Oracle's Earnings Overview
Oracle's latest earnings report reveals a shift in the AI trade narrative. The company reported a third-quarter revenue of $17.2 billion, marking a 22% year-on-year increase, with cloud revenue soaring by 44% to $8.9 billion. Notably, the cloud infrastructure segment, which supports AI model training and operation, surged by 84% to $4.9 billion.
Remaining performance obligations, a key indicator of future revenue, reached $553 billion, a staggering 325% increase from the previous year. Additionally, Oracle's multi-cloud database revenue rose by 531%, and the company raised its fiscal 2027 revenue guidance to $90 billion.
The AI Trade's New Dynamics
Oracle occupies a pivotal position in the AI ecosystem, providing essential infrastructure rather than just designing chips or building AI models.

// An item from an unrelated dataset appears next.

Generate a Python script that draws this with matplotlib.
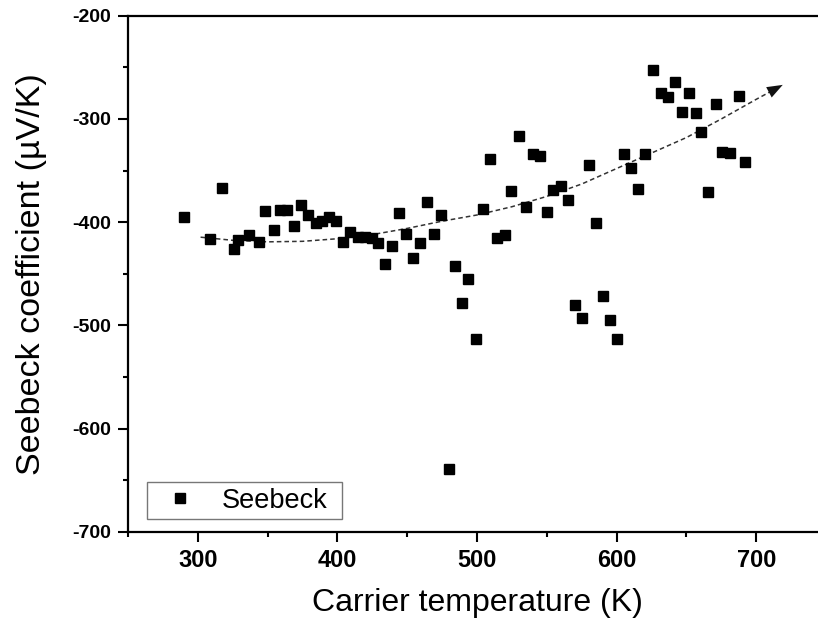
import matplotlib
matplotlib.use("Agg")
import matplotlib.pyplot as plt
from matplotlib.ticker import MultipleLocator

plt.rcParams['font.family'] = ['Liberation Sans', 'DejaVu Sans']
plt.rcParams['axes.unicode_minus'] = False

# Data
temperature = [290.2, 308.6, 317, 326, 329, 337, 344, 348, 354.5, 359, 364, 369, 374, 379,
               384.6, 389, 394, 399, 404, 409, 414.5, 420, 424.5, 429, 434, 439, 444, 449,
               454.4, 459.5, 464, 469.5, 474.5, 479.8, 484.5, 489.5, 493.5, 499.3, 504.4,
               509.4, 514.6, 520, 524.7, 529.8, 535, 540, 545, 549.8, 554.6, 560, 565,
               569.9, 575, 580, 585.6, 590.2, 595.2, 600.5, 605.3, 610.3, 615.3, 620.6,
               626.2, 631.6, 636.8, 641.7, 647, 651.8, 656.8, 660.7, 665.5, 671, 675.8,
               681, 687.7, 692.3]
seebeck = [-395, -416.5, -367, -426, -417, -412, -419, -389, -407.5, -388, -388, -404, -383,
           -393, -401, -399, -394.6, -398.5, -419, -409.7, -414.5, -414.5, -415.5, -419.7,
           -440.7, -423, -391, -411.6, -435, -420, -380, -411.6, -393, -639, -442, -478.4,
           -455, -512.7, -386.8, -338.7, -415.2, -412, -369.4, -316.5, -385.2, -334, -336,
           -389.7, -368.4, -364.6, -378.4, -479.8, -493, -345, -400.4, -471, -495, -513.3,
           -333.6, -347.4, -367.8, -333.6, -252.6, -274.5, -278.4, -264.5, -293.5, -275,
           -294.5, -312.3, -371, -285.5, -332.3, -333, -277.4, -342]

# Dashed trend curve, ending in an arrow tip
trend_x = [302, 325, 350, 375, 400, 425, 450, 475, 500, 525, 550, 575, 600, 625, 650, 675, 700, 719]
trend_y = [-414.5, -417.5, -419, -418.5, -416, -412, -406, -399, -393, -385, -375, -363, -348,
           -333, -318, -300, -281, -267]

x_ticks = [300, 400, 500, 600, 700]
y_ticks = [-700, -600, -500, -400, -300, -200]

fig = plt.figure(figsize=(8.18, 6.34), dpi=100)
ax = fig.add_axes([128 / 818, (634 - 532) / 634, (826 - 128) / 818, (532 - 15.7) / 634])

ax.plot(trend_x[:-1] + [trend_x[-1] - 4], trend_y[:-1] + [trend_y[-1] - 3],
        color='#333333', lw=1.1, dashes=(3, 2), zorder=2)
ax.annotate('', xy=(trend_x[-1], trend_y[-1]), xytext=(trend_x[-2] + 8, trend_y[-2] + 6),
            arrowprops=dict(arrowstyle='-|>,head_length=0.75,head_width=0.28', color='#111111',
                            lw=0.01, mutation_scale=15, shrinkA=0, shrinkB=0),
            zorder=2)

ax.plot(temperature, seebeck, linestyle='none', marker='s', ms=6.8, color='black',
        label='Seebeck', zorder=3)

ax.set_xlim(250, 750)
ax.set_ylim(-700, -200)
ax.set_xticks(x_ticks)
ax.set_yticks(y_ticks)
ax.xaxis.set_minor_locator(MultipleLocator(50))
ax.yaxis.set_minor_locator(MultipleLocator(50))

ax.tick_params(axis='both', which='major', direction='out', length=7, width=1.5)
ax.tick_params(axis='both', which='minor', direction='out', length=3.6, width=1.5)
ax.tick_params(axis='x', which='major', labelsize=17, pad=5)
ax.tick_params(axis='y', which='major', labelsize=14, pad=5)
for lab in ax.get_xticklabels() + ax.get_yticklabels():
    lab.set_fontweight('bold')

for s in ax.spines.values():
    s.set_linewidth(1.6)

ax.set_xlabel('Carrier temperature (K)', fontsize=23, labelpad=12)
ax.set_ylabel('Seebeck coefficient (µV/K)', fontsize=24.5, labelpad=18)

leg = ax.legend(loc='lower left',
                bbox_to_anchor=((148 - 129) / 697, (532 - 519) / 516.3, 195 / 697, 36 / 516.3),
                mode='expand', borderaxespad=0, fontsize=19.5, frameon=True, fancybox=False,
                handlelength=2.0, handletextpad=0.55, borderpad=0.2, markerscale=1.0)
leg.get_frame().set_edgecolor('#555555')
leg.get_frame().set_linewidth(1.0)

fig.savefig('out.png', dpi=100)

This quarter's results suggest that investor focus is shifting from chip manufacturers to companies that provide the necessary infrastructure to support AI operations.
Oracle's growth is driven by large AI contracts where customers are pre-funding semiconductor purchases, indicating a strong demand for capacity. This trend highlights a shift in customer behavior, where clients are not merely renting servers but actively participating in building the necessary infrastructure.
Challenges Ahead
Despite a strong quarter, Oracle's heavy spending raises concerns about cash flow and balance sheet health. The company maintained a capital expenditure guidance of $50 billion for fiscal 2026, leading to a trailing 12-month free cash flow of negative $24.7 billion. Investors are now tasked with ensuring that current capital expenditures translate into sustainable cash generation.
As the AI trade matures, the focus will shift from merely recognizing demand to executing on capacity delivery, customer acquisition, and margin protection. Oracle reported that 90% of its cloud capacity was delivered on or ahead of schedule, but future delays could lead to market impatience.
Investor Considerations
Investors should monitor the transition of AI leaders from chip-centric models to broader infrastructure roles. Key factors to consider include:
- Quality of contracts and capacity delivery.
- Cash conversion rates, not just revenue growth.
- Balance sheet strength as a critical component of the investment thesis.
- Internal use of AI to enhance productivity, rather than solely external sales.
Conclusion
Oracle's recent performance signals a significant evolution in the AI trade. The focus is shifting from rapid chip production to the practicalities of building and managing the infrastructure that supports AI applications. For long-term investors, understanding this shift is crucial as the market increasingly values companies that can effectively manage and monetize their AI capabilities.